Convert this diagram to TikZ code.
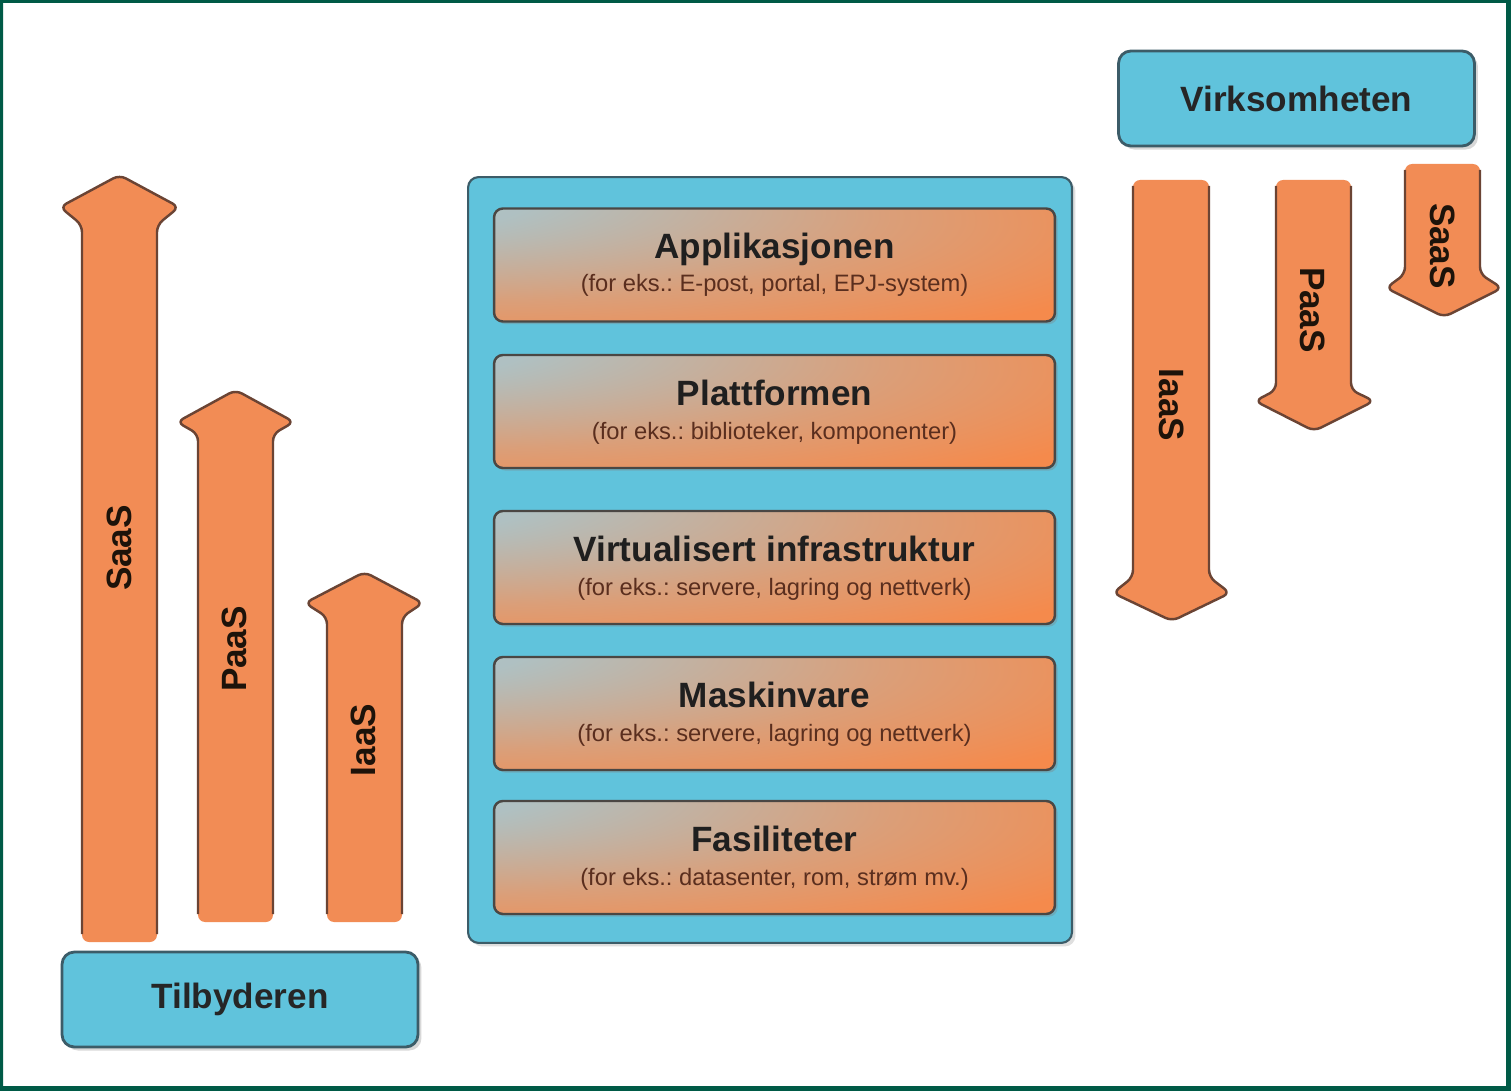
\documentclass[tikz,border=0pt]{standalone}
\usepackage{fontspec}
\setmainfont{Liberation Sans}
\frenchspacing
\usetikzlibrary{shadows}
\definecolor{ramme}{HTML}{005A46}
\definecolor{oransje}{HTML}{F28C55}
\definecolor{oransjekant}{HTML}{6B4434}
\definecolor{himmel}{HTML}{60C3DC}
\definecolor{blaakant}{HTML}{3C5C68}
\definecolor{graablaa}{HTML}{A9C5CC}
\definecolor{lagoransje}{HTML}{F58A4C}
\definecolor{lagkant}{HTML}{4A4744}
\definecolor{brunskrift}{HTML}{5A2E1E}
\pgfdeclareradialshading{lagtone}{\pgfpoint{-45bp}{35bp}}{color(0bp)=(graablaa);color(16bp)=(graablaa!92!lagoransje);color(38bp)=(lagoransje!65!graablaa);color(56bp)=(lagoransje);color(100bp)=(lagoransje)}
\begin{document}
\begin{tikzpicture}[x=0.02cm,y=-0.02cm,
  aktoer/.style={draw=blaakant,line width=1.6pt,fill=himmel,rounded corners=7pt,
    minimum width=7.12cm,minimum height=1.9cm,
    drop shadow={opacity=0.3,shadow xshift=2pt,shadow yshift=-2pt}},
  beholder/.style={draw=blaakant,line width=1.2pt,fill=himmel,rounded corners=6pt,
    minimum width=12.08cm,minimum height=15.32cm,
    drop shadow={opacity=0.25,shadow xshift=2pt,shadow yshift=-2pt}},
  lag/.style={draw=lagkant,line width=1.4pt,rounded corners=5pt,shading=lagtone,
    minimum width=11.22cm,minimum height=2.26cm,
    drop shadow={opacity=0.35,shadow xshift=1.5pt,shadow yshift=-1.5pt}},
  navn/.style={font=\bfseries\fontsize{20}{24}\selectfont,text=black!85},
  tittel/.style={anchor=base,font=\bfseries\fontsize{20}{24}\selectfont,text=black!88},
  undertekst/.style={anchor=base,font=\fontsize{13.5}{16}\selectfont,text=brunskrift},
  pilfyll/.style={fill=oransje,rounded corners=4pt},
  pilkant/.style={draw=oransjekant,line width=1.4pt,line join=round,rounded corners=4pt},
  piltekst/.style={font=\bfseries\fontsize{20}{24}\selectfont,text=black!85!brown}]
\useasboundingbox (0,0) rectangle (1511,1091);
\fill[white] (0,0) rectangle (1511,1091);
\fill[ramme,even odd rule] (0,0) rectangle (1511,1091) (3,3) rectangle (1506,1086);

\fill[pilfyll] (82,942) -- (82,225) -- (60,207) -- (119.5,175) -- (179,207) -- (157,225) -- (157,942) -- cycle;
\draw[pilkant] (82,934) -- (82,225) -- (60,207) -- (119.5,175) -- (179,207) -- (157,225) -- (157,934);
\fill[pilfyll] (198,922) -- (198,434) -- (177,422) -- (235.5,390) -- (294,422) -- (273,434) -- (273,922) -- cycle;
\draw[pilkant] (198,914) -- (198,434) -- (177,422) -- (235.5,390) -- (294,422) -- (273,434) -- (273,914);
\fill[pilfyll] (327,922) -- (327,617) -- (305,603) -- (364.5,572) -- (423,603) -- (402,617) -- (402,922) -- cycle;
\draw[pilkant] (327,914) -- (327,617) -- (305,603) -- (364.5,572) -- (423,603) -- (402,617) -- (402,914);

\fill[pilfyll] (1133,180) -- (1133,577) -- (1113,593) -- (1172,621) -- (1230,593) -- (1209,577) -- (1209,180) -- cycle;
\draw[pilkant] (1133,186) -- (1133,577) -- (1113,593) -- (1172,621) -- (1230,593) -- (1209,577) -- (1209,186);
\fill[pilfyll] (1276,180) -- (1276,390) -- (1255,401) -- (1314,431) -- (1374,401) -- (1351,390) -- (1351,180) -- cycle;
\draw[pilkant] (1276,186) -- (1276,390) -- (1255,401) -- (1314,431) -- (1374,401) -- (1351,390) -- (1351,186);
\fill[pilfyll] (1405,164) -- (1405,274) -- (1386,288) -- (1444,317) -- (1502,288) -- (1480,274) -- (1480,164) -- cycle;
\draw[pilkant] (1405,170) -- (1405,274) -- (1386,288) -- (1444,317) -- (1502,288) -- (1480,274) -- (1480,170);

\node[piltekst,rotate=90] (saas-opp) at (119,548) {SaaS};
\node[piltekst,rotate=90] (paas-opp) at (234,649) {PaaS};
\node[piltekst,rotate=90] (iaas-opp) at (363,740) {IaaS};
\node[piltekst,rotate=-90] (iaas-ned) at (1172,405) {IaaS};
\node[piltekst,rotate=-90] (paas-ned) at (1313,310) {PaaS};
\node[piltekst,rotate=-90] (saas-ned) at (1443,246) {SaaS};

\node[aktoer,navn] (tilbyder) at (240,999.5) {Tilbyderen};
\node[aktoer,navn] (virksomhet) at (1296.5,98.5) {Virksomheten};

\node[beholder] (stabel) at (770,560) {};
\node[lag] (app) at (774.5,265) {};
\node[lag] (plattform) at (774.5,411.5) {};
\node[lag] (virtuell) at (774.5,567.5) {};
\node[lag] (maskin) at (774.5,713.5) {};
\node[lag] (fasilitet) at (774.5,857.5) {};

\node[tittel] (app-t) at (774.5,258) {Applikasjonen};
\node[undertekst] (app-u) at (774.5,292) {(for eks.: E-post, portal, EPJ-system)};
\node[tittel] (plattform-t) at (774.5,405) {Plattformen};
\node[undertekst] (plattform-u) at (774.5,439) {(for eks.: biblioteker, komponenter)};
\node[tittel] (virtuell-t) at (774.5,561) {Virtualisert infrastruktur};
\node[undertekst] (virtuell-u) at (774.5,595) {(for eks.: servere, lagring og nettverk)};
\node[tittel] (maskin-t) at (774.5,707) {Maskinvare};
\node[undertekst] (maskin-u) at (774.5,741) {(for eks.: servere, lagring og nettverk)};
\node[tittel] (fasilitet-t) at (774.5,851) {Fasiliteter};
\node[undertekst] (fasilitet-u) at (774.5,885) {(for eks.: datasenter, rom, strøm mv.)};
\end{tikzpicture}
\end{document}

++++++

GIVEN REQUEST: Repeat the listing in full and exactly. Do not include any images.

RESPONSE TO THIS TASK:
Convert this diagram to TikZ code.
\documentclass[tikz,border=0pt]{standalone}
\usepackage{fontspec}
\setmainfont{Liberation Sans}
\frenchspacing
\usetikzlibrary{shadows}
\definecolor{ramme}{HTML}{005A46}
\definecolor{oransje}{HTML}{F28C55}
\definecolor{oransjekant}{HTML}{6B4434}
\definecolor{himmel}{HTML}{60C3DC}
\definecolor{blaakant}{HTML}{3C5C68}
\definecolor{graablaa}{HTML}{A9C5CC}
\definecolor{lagoransje}{HTML}{F58A4C}
\definecolor{lagkant}{HTML}{4A4744}
\definecolor{brunskrift}{HTML}{5A2E1E}
\pgfdeclareradialshading{lagtone}{\pgfpoint{-45bp}{35bp}}{color(0bp)=(graablaa);color(16bp)=(graablaa!92!lagoransje);color(38bp)=(lagoransje!65!graablaa);color(56bp)=(lagoransje);color(100bp)=(lagoransje)}
\begin{document}
\begin{tikzpicture}[x=0.02cm,y=-0.02cm,
  aktoer/.style={draw=blaakant,line width=1.6pt,fill=himmel,rounded corners=7pt,
    minimum width=7.12cm,minimum height=1.9cm,
    drop shadow={opacity=0.3,shadow xshift=2pt,shadow yshift=-2pt}},
  beholder/.style={draw=blaakant,line width=1.2pt,fill=himmel,rounded corners=6pt,
    minimum width=12.08cm,minimum height=15.32cm,
    drop shadow={opacity=0.25,shadow xshift=2pt,shadow yshift=-2pt}},
  lag/.style={draw=lagkant,line width=1.4pt,rounded corners=5pt,shading=lagtone,
    minimum width=11.22cm,minimum height=2.26cm,
    drop shadow={opacity=0.35,shadow xshift=1.5pt,shadow yshift=-1.5pt}},
  navn/.style={font=\bfseries\fontsize{20}{24}\selectfont,text=black!85},
  tittel/.style={anchor=base,font=\bfseries\fontsize{20}{24}\selectfont,text=black!88},
  undertekst/.style={anchor=base,font=\fontsize{13.5}{16}\selectfont,text=brunskrift},
  pilfyll/.style={fill=oransje,rounded corners=4pt},
  pilkant/.style={draw=oransjekant,line width=1.4pt,line join=round,rounded corners=4pt},
  piltekst/.style={font=\bfseries\fontsize{20}{24}\selectfont,text=black!85!brown}]
\useasboundingbox (0,0) rectangle (1511,1091);
\fill[white] (0,0) rectangle (1511,1091);
\fill[ramme,even odd rule] (0,0) rectangle (1511,1091) (3,3) rectangle (1506,1086);

\fill[pilfyll] (82,942) -- (82,225) -- (60,207) -- (119.5,175) -- (179,207) -- (157,225) -- (157,942) -- cycle;
\draw[pilkant] (82,934) -- (82,225) -- (60,207) -- (119.5,175) -- (179,207) -- (157,225) -- (157,934);
\fill[pilfyll] (198,922) -- (198,434) -- (177,422) -- (235.5,390) -- (294,422) -- (273,434) -- (273,922) -- cycle;
\draw[pilkant] (198,914) -- (198,434) -- (177,422) -- (235.5,390) -- (294,422) -- (273,434) -- (273,914);
\fill[pilfyll] (327,922) -- (327,617) -- (305,603) -- (364.5,572) -- (423,603) -- (402,617) -- (402,922) -- cycle;
\draw[pilkant] (327,914) -- (327,617) -- (305,603) -- (364.5,572) -- (423,603) -- (402,617) -- (402,914);

\fill[pilfyll] (1133,180) -- (1133,577) -- (1113,593) -- (1172,621) -- (1230,593) -- (1209,577) -- (1209,180) -- cycle;
\draw[pilkant] (1133,186) -- (1133,577) -- (1113,593) -- (1172,621) -- (1230,593) -- (1209,577) -- (1209,186);
\fill[pilfyll] (1276,180) -- (1276,390) -- (1255,401) -- (1314,431) -- (1374,401) -- (1351,390) -- (1351,180) -- cycle;
\draw[pilkant] (1276,186) -- (1276,390) -- (1255,401) -- (1314,431) -- (1374,401) -- (1351,390) -- (1351,186);
\fill[pilfyll] (1405,164) -- (1405,274) -- (1386,288) -- (1444,317) -- (1502,288) -- (1480,274) -- (1480,164) -- cycle;
\draw[pilkant] (1405,170) -- (1405,274) -- (1386,288) -- (1444,317) -- (1502,288) -- (1480,274) -- (1480,170);

\node[piltekst,rotate=90] (saas-opp) at (119,548) {SaaS};
\node[piltekst,rotate=90] (paas-opp) at (234,649) {PaaS};
\node[piltekst,rotate=90] (iaas-opp) at (363,740) {IaaS};
\node[piltekst,rotate=-90] (iaas-ned) at (1172,405) {IaaS};
\node[piltekst,rotate=-90] (paas-ned) at (1313,310) {PaaS};
\node[piltekst,rotate=-90] (saas-ned) at (1443,246) {SaaS};

\node[aktoer,navn] (tilbyder) at (240,999.5) {Tilbyderen};
\node[aktoer,navn] (virksomhet) at (1296.5,98.5) {Virksomheten};

\node[beholder] (stabel) at (770,560) {};
\node[lag] (app) at (774.5,265) {};
\node[lag] (plattform) at (774.5,411.5) {};
\node[lag] (virtuell) at (774.5,567.5) {};
\node[lag] (maskin) at (774.5,713.5) {};
\node[lag] (fasilitet) at (774.5,857.5) {};

\node[tittel] (app-t) at (774.5,258) {Applikasjonen};
\node[undertekst] (app-u) at (774.5,292) {(for eks.: E-post, portal, EPJ-system)};
\node[tittel] (plattform-t) at (774.5,405) {Plattformen};
\node[undertekst] (plattform-u) at (774.5,439) {(for eks.: biblioteker, komponenter)};
\node[tittel] (virtuell-t) at (774.5,561) {Virtualisert infrastruktur};
\node[undertekst] (virtuell-u) at (774.5,595) {(for eks.: servere, lagring og nettverk)};
\node[tittel] (maskin-t) at (774.5,707) {Maskinvare};
\node[undertekst] (maskin-u) at (774.5,741) {(for eks.: servere, lagring og nettverk)};
\node[tittel] (fasilitet-t) at (774.5,851) {Fasiliteter};
\node[undertekst] (fasilitet-u) at (774.5,885) {(for eks.: datasenter, rom, strøm mv.)};
\end{tikzpicture}
\end{document}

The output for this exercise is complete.